A California court case may result in every one of the state’s coffee cups featuring a cancer warning, according to The Wall Street Journal.
The Journal on Wednesday reported that a state judge in Los Angeles is expected to rule on the issue in the coming months.
The judge will decide whether coffee should be labeled as carcinogenic under a three-decade old law which is meant to warn Californians about potential harms.
Coffee is under consideration for a warning label due to acrylamide, a flavorless chemical produced during the roasting process.
Acrylamide is one of more than 900 chemicals on a list of those known to the state of California to cause cancer, birth defects or other reproductive harm.
The chemical also created during the cooking process for many baked and fried foods, including bread, french fries and potato chips.
Businesses must warn about the presence of any of the chemicals because of the measure, known as Proposition 65.
The coffee case has been unfolding since 2010, when a Southern California nonprofit sued dozens of coffee sellers and manufacturers.
The Council for Education and Research on Toxics, backed by attorney Raphael Metzger, filed against such defendants as Keurig Green Mountain and Starbucks.
The defendants argue the trace amounts of acrylamide are harmless and outweighed by the health benefits of consuming coffee.

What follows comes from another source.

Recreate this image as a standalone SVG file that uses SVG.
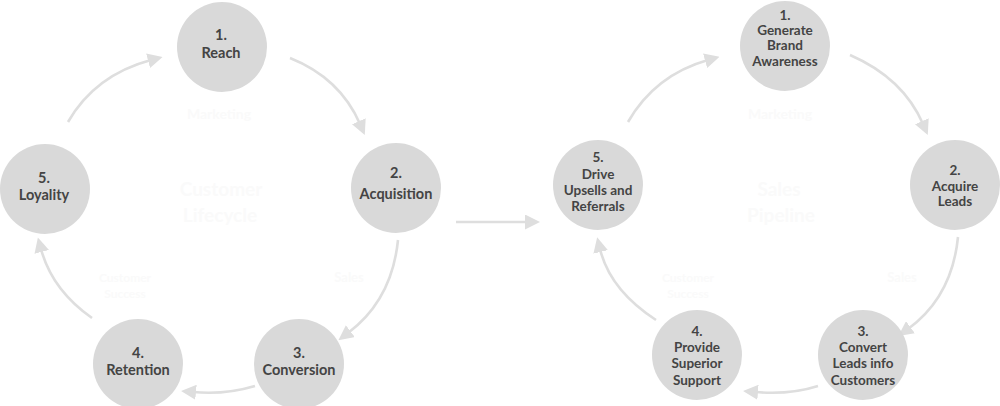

The coffee companies lost an initial phase of the case years ago, and they then made their final defense in a bench trial last autumn.
The defendants charged that the amount of acrylamide in coffee should qualify as safe under a limited exception to Proposition 65.
The exception exists for certain chemicals produced by cooking that are necessary to make food palatable.
A few of the case’s defendants have bowed out, with 7-Eleven agreeing late last year to pay $900,000 and put up the warning in its locations.
Other defendants – like Starbucks – have posted Proposition 65 signs near the cream and sugar stations in their stores.
Those companies could ultimately be forced to pay hefty fines and display the signs more prominently or directly on their coffee products depending on the judge’s ruling.